— BEGIN DATA EXTRACT —

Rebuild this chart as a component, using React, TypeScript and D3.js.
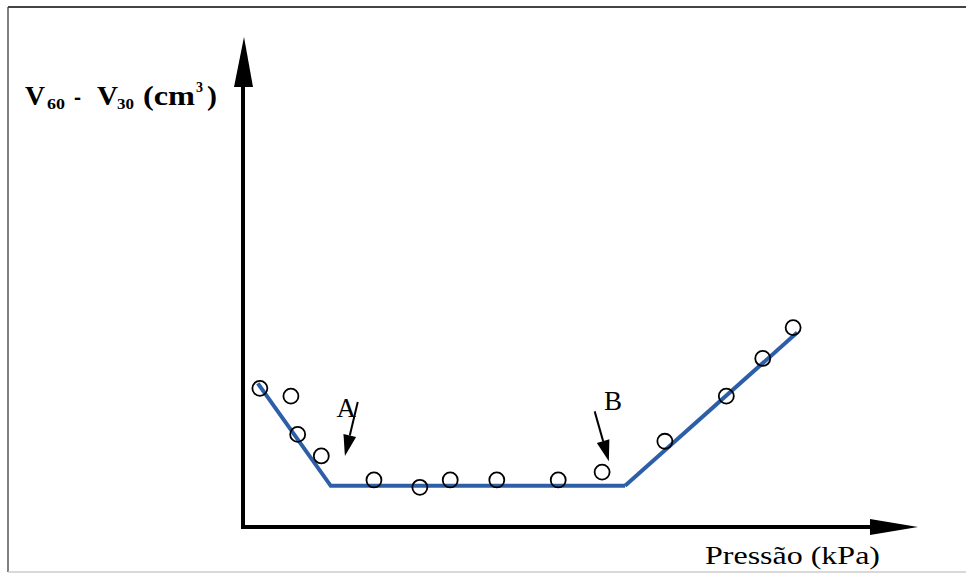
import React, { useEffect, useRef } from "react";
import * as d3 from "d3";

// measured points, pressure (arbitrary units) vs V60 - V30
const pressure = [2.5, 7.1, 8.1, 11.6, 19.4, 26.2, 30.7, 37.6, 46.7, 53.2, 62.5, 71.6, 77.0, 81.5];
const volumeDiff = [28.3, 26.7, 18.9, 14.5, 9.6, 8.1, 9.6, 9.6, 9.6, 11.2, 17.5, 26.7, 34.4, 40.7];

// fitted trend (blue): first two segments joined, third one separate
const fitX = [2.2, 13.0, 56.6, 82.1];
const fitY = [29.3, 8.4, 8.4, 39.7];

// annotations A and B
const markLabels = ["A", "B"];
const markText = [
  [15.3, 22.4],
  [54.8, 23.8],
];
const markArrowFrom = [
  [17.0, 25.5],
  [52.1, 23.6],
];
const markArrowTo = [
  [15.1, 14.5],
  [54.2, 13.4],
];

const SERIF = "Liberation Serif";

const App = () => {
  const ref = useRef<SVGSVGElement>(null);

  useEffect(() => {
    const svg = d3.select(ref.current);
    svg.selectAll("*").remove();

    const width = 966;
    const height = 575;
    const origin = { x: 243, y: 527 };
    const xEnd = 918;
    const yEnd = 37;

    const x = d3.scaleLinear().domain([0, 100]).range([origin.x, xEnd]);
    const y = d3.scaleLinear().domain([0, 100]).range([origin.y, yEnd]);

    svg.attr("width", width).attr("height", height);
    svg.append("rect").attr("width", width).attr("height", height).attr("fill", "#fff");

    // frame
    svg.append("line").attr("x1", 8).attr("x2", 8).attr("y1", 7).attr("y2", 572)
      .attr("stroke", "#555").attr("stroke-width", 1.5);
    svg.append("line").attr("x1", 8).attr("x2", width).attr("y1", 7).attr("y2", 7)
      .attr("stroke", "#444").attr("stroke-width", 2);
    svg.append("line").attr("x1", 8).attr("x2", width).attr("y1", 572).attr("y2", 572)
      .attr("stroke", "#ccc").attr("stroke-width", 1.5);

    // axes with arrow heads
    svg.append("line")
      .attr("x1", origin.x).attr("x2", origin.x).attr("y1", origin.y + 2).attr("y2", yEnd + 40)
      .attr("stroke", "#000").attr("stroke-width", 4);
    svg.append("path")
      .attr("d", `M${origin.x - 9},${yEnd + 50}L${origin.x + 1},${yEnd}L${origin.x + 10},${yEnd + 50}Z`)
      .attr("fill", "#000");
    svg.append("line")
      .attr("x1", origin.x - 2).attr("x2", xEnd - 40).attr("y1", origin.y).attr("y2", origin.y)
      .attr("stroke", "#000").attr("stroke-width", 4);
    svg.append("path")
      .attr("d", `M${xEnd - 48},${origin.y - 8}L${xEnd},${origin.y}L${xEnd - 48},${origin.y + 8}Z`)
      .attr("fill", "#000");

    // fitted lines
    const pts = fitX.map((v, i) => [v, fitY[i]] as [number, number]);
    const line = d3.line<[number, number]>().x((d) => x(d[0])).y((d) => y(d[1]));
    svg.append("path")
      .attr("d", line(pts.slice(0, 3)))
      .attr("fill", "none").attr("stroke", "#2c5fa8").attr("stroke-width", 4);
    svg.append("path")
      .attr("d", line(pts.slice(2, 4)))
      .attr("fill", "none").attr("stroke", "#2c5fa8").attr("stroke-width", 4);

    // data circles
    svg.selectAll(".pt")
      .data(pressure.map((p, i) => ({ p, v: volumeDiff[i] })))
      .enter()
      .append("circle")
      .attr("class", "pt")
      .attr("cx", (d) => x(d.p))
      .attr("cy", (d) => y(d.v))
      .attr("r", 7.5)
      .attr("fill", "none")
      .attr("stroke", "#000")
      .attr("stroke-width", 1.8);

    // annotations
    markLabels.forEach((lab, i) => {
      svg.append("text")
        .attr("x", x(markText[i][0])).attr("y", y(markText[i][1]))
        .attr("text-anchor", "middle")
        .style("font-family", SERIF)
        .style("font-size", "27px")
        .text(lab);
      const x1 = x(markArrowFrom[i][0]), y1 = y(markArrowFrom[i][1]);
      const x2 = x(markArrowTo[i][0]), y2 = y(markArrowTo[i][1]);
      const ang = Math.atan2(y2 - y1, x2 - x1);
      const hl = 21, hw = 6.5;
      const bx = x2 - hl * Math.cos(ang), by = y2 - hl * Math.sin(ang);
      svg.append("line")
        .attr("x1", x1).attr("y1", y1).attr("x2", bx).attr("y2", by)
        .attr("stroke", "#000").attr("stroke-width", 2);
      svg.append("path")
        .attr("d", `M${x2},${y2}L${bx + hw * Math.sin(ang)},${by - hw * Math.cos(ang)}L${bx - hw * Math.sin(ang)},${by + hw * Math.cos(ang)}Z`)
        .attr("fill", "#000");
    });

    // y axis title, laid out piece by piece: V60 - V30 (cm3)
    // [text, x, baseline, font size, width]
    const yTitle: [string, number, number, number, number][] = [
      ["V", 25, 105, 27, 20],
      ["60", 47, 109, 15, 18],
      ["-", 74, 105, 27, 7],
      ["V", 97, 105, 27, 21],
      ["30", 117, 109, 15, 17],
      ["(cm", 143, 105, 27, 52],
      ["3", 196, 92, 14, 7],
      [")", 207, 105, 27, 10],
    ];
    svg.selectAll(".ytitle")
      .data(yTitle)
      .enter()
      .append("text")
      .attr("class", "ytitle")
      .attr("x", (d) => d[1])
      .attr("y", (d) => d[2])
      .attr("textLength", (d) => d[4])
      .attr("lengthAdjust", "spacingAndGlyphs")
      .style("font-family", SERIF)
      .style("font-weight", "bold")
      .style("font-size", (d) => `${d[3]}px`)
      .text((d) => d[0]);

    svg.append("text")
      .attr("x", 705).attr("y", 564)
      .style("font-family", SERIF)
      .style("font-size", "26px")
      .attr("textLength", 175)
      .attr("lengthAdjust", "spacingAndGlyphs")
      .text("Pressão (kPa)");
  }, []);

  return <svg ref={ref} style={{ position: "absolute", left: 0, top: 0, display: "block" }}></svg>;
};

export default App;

— END DATA EXTRACT —

TASK TO COMPLETE
Out of the material above, gather each line where "React" appears.

CORRECT ANSWER
Rebuild this chart as a component, using React, TypeScript and D3.js.
import React, { useEffect, useRef } from "react";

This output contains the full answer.